As someone who studies the relationship between journalists and the public, I have found that journalists tend to struggle when it comes to engaging with the public. That engagement ranges from seeking more input from the public, getting the public to support the news via subscriptions, donations or memberships in news organizations, to simply competing for public attention in an increasingly overwhelming media environment.

I believe that, taken together, these limitations suggest journalists can never fully understand or control their audiences’ behavior.

It seems less likely that the news coverage alone is what pushed Biden to end his campaign. The coverage clearly got under his skin – in the weeks after the debate, his criticism of the press provided an uncanny echo of the media bashing that the country has gotten used to hearing from Trump.

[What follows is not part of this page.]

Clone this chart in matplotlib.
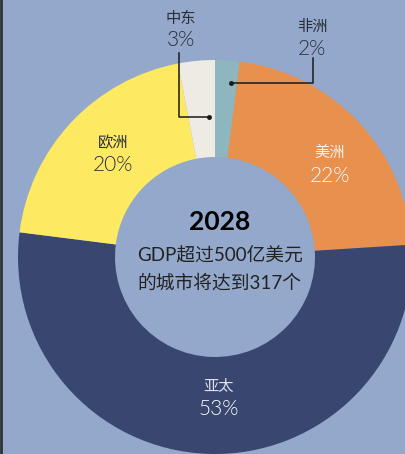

But it’s more likely that Biden’s frustration with his coverage was less about the journalists than it was about the accurate reporting they provided.

Contrary to the complaints, I believe journalists’ coverage didn’t persuade the public to change its views on Biden so much as it offered the public a close look into the mounting pressure he faced to reconsider his viability as a candidate.

Journalists find themselves in a frustrating position. Their industry has been in financial peril for decades. Most people don’t trust them. Yet there’s this seemingly contradictory sense among the public that journalists are powerful and influential “elites.”

I’ve written before that journalists – as well as the people who study them – should embrace what I call “journalistic humility,” the acceptance that how audiences think about and interact with the news will always be, to some extent, outside of journalists’ control.

Perhaps it would be helpful if those outside of journalism accepted these limits of the press as well.